- **To do**
Exact reproduction of the data is required, with images excluded.

+++ Stored data

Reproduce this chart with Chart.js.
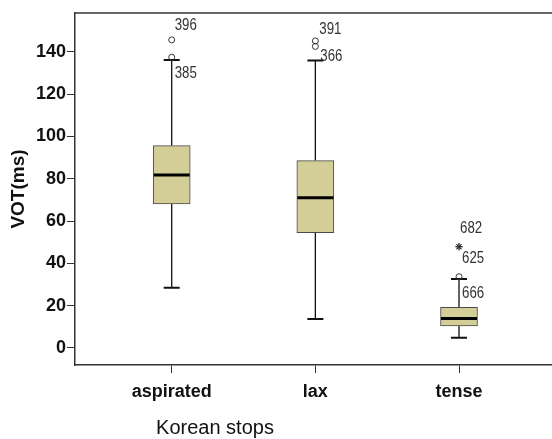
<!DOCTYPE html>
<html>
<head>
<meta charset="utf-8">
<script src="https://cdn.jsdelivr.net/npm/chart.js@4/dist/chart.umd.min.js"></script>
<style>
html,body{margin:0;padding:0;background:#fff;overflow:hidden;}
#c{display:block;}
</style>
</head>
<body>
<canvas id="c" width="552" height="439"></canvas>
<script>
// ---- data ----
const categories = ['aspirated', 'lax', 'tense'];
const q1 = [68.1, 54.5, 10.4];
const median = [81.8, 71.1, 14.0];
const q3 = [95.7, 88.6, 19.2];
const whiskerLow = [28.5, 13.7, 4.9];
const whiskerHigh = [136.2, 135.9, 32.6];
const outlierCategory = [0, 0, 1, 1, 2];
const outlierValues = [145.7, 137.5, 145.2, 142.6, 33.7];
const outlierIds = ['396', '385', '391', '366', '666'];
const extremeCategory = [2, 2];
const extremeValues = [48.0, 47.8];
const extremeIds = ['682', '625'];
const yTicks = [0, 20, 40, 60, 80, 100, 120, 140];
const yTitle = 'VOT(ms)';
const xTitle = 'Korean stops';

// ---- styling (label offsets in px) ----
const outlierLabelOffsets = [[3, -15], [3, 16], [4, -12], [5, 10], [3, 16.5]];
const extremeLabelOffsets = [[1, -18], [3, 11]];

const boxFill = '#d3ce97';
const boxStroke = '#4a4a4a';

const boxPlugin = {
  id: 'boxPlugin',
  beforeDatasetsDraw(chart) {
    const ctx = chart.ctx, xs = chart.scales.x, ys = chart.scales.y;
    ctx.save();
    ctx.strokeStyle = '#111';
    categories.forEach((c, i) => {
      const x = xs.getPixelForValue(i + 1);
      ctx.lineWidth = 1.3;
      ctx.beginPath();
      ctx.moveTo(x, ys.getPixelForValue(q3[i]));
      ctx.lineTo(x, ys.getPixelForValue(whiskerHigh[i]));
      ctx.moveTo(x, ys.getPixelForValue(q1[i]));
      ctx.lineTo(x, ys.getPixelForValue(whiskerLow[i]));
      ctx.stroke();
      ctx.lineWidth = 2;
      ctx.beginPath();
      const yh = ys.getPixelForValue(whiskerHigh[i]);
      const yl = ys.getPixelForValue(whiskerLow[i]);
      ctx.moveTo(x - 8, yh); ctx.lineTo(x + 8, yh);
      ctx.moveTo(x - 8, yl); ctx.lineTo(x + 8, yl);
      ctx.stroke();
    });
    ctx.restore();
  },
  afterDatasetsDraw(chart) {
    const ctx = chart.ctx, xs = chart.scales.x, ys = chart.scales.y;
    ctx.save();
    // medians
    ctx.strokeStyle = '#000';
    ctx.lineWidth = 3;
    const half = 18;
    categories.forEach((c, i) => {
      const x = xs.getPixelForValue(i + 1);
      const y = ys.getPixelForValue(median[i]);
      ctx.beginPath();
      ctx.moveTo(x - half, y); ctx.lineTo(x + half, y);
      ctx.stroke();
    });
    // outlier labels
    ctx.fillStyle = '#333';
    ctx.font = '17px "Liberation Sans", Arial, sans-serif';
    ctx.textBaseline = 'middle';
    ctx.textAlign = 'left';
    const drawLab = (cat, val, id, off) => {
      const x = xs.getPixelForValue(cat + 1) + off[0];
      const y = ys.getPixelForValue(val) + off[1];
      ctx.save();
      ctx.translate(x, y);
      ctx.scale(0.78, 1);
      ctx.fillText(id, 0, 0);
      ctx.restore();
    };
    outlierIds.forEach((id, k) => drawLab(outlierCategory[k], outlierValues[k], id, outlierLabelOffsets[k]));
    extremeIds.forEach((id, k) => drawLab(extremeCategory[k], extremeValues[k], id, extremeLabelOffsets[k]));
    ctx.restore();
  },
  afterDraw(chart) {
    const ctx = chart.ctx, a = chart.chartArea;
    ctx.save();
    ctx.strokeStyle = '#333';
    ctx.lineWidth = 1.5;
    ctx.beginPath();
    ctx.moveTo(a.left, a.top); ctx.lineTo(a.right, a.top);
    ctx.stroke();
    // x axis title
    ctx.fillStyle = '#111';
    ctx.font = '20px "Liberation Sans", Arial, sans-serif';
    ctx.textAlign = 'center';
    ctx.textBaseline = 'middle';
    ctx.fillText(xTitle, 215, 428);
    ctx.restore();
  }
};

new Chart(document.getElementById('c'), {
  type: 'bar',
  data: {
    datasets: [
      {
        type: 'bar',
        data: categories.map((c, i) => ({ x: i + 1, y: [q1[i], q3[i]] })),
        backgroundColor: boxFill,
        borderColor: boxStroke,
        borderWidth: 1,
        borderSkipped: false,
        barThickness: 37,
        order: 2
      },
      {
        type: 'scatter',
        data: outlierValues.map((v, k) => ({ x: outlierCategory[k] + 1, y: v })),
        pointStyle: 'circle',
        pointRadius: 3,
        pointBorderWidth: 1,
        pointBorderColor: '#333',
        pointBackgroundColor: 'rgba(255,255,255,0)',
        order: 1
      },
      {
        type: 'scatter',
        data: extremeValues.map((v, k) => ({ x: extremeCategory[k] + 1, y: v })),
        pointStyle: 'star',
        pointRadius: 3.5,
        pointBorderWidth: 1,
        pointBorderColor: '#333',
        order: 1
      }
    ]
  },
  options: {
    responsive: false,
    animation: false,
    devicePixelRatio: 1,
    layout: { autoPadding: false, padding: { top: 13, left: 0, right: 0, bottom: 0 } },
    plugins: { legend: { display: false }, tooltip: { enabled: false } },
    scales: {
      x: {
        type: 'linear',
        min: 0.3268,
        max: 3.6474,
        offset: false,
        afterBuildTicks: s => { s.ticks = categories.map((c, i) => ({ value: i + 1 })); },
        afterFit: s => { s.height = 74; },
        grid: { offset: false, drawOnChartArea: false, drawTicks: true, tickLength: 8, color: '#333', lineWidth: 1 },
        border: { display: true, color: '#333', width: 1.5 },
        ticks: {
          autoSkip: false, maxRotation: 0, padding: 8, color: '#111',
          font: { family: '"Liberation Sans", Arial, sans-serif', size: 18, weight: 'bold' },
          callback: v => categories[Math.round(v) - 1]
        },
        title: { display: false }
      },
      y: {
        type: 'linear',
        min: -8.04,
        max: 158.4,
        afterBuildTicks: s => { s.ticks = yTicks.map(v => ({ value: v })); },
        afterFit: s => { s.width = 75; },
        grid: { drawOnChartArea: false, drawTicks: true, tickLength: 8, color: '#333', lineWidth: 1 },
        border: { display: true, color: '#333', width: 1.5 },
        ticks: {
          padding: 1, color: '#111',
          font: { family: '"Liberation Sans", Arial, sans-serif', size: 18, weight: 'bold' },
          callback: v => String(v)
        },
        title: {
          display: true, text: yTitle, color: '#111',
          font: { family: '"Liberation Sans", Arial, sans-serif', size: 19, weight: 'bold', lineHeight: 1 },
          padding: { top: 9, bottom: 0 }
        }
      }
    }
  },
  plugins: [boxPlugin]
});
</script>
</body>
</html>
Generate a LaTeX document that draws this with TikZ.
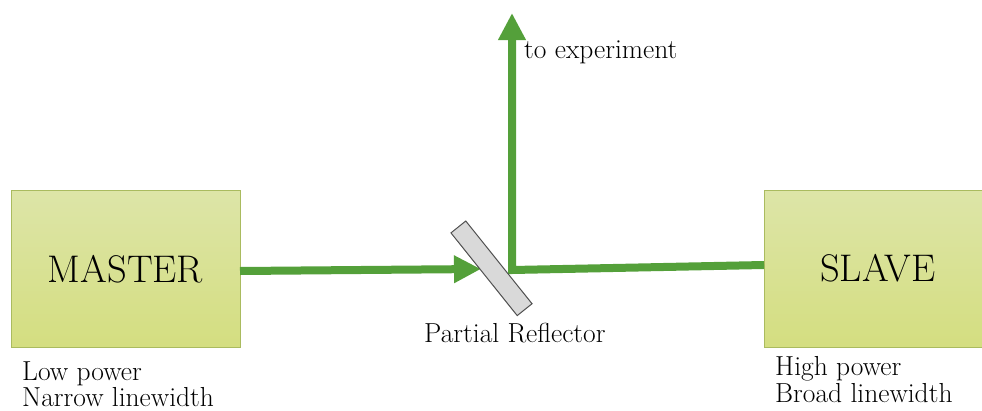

++++++

- **Reply**
Reproduce this chart with Chart.js.
<!DOCTYPE html>
<html>
<head>
<meta charset="utf-8">
<script src="https://cdn.jsdelivr.net/npm/chart.js@4/dist/chart.umd.min.js"></script>
<style>
html,body{margin:0;padding:0;background:#fff;overflow:hidden;}
#c{display:block;}
</style>
</head>
<body>
<canvas id="c" width="552" height="439"></canvas>
<script>
// ---- data ----
const categories = ['aspirated', 'lax', 'tense'];
const q1 = [68.1, 54.5, 10.4];
const median = [81.8, 71.1, 14.0];
const q3 = [95.7, 88.6, 19.2];
const whiskerLow = [28.5, 13.7, 4.9];
const whiskerHigh = [136.2, 135.9, 32.6];
const outlierCategory = [0, 0, 1, 1, 2];
const outlierValues = [145.7, 137.5, 145.2, 142.6, 33.7];
const outlierIds = ['396', '385', '391', '366', '666'];
const extremeCategory = [2, 2];
const extremeValues = [48.0, 47.8];
const extremeIds = ['682', '625'];
const yTicks = [0, 20, 40, 60, 80, 100, 120, 140];
const yTitle = 'VOT(ms)';
const xTitle = 'Korean stops';

// ---- styling (label offsets in px) ----
const outlierLabelOffsets = [[3, -15], [3, 16], [4, -12], [5, 10], [3, 16.5]];
const extremeLabelOffsets = [[1, -18], [3, 11]];

const boxFill = '#d3ce97';
const boxStroke = '#4a4a4a';

const boxPlugin = {
  id: 'boxPlugin',
  beforeDatasetsDraw(chart) {
    const ctx = chart.ctx, xs = chart.scales.x, ys = chart.scales.y;
    ctx.save();
    ctx.strokeStyle = '#111';
    categories.forEach((c, i) => {
      const x = xs.getPixelForValue(i + 1);
      ctx.lineWidth = 1.3;
      ctx.beginPath();
      ctx.moveTo(x, ys.getPixelForValue(q3[i]));
      ctx.lineTo(x, ys.getPixelForValue(whiskerHigh[i]));
      ctx.moveTo(x, ys.getPixelForValue(q1[i]));
      ctx.lineTo(x, ys.getPixelForValue(whiskerLow[i]));
      ctx.stroke();
      ctx.lineWidth = 2;
      ctx.beginPath();
      const yh = ys.getPixelForValue(whiskerHigh[i]);
      const yl = ys.getPixelForValue(whiskerLow[i]);
      ctx.moveTo(x - 8, yh); ctx.lineTo(x + 8, yh);
      ctx.moveTo(x - 8, yl); ctx.lineTo(x + 8, yl);
      ctx.stroke();
    });
    ctx.restore();
  },
  afterDatasetsDraw(chart) {
    const ctx = chart.ctx, xs = chart.scales.x, ys = chart.scales.y;
    ctx.save();
    // medians
    ctx.strokeStyle = '#000';
    ctx.lineWidth = 3;
    const half = 18;
    categories.forEach((c, i) => {
      const x = xs.getPixelForValue(i + 1);
      const y = ys.getPixelForValue(median[i]);
      ctx.beginPath();
      ctx.moveTo(x - half, y); ctx.lineTo(x + half, y);
      ctx.stroke();
    });
    // outlier labels
    ctx.fillStyle = '#333';
    ctx.font = '17px "Liberation Sans", Arial, sans-serif';
    ctx.textBaseline = 'middle';
    ctx.textAlign = 'left';
    const drawLab = (cat, val, id, off) => {
      const x = xs.getPixelForValue(cat + 1) + off[0];
      const y = ys.getPixelForValue(val) + off[1];
      ctx.save();
      ctx.translate(x, y);
      ctx.scale(0.78, 1);
      ctx.fillText(id, 0, 0);
      ctx.restore();
    };
    outlierIds.forEach((id, k) => drawLab(outlierCategory[k], outlierValues[k], id, outlierLabelOffsets[k]));
    extremeIds.forEach((id, k) => drawLab(extremeCategory[k], extremeValues[k], id, extremeLabelOffsets[k]));
    ctx.restore();
  },
  afterDraw(chart) {
    const ctx = chart.ctx, a = chart.chartArea;
    ctx.save();
    ctx.strokeStyle = '#333';
    ctx.lineWidth = 1.5;
    ctx.beginPath();
    ctx.moveTo(a.left, a.top); ctx.lineTo(a.right, a.top);
    ctx.stroke();
    // x axis title
    ctx.fillStyle = '#111';
    ctx.font = '20px "Liberation Sans", Arial, sans-serif';
    ctx.textAlign = 'center';
    ctx.textBaseline = 'middle';
    ctx.fillText(xTitle, 215, 428);
    ctx.restore();
  }
};

new Chart(document.getElementById('c'), {
  type: 'bar',
  data: {
    datasets: [
      {
        type: 'bar',
        data: categories.map((c, i) => ({ x: i + 1, y: [q1[i], q3[i]] })),
        backgroundColor: boxFill,
        borderColor: boxStroke,
        borderWidth: 1,
        borderSkipped: false,
        barThickness: 37,
        order: 2
      },
      {
        type: 'scatter',
        data: outlierValues.map((v, k) => ({ x: outlierCategory[k] + 1, y: v })),
        pointStyle: 'circle',
        pointRadius: 3,
        pointBorderWidth: 1,
        pointBorderColor: '#333',
        pointBackgroundColor: 'rgba(255,255,255,0)',
        order: 1
      },
      {
        type: 'scatter',
        data: extremeValues.map((v, k) => ({ x: extremeCategory[k] + 1, y: v })),
        pointStyle: 'star',
        pointRadius: 3.5,
        pointBorderWidth: 1,
        pointBorderColor: '#333',
        order: 1
      }
    ]
  },
  options: {
    responsive: false,
    animation: false,
    devicePixelRatio: 1,
    layout: { autoPadding: false, padding: { top: 13, left: 0, right: 0, bottom: 0 } },
    plugins: { legend: { display: false }, tooltip: { enabled: false } },
    scales: {
      x: {
        type: 'linear',
        min: 0.3268,
        max: 3.6474,
        offset: false,
        afterBuildTicks: s => { s.ticks = categories.map((c, i) => ({ value: i + 1 })); },
        afterFit: s => { s.height = 74; },
        grid: { offset: false, drawOnChartArea: false, drawTicks: true, tickLength: 8, color: '#333', lineWidth: 1 },
        border: { display: true, color: '#333', width: 1.5 },
        ticks: {
          autoSkip: false, maxRotation: 0, padding: 8, color: '#111',
          font: { family: '"Liberation Sans", Arial, sans-serif', size: 18, weight: 'bold' },
          callback: v => categories[Math.round(v) - 1]
        },
        title: { display: false }
      },
      y: {
        type: 'linear',
        min: -8.04,
        max: 158.4,
        afterBuildTicks: s => { s.ticks = yTicks.map(v => ({ value: v })); },
        afterFit: s => { s.width = 75; },
        grid: { drawOnChartArea: false, drawTicks: true, tickLength: 8, color: '#333', lineWidth: 1 },
        border: { display: true, color: '#333', width: 1.5 },
        ticks: {
          padding: 1, color: '#111',
          font: { family: '"Liberation Sans", Arial, sans-serif', size: 18, weight: 'bold' },
          callback: v => String(v)
        },
        title: {
          display: true, text: yTitle, color: '#111',
          font: { family: '"Liberation Sans", Arial, sans-serif', size: 19, weight: 'bold', lineHeight: 1 },
          padding: { top: 9, bottom: 0 }
        }
      }
    }
  },
  plugins: [boxPlugin]
});
</script>
</body>
</html>
Generate a LaTeX document that draws this with TikZ.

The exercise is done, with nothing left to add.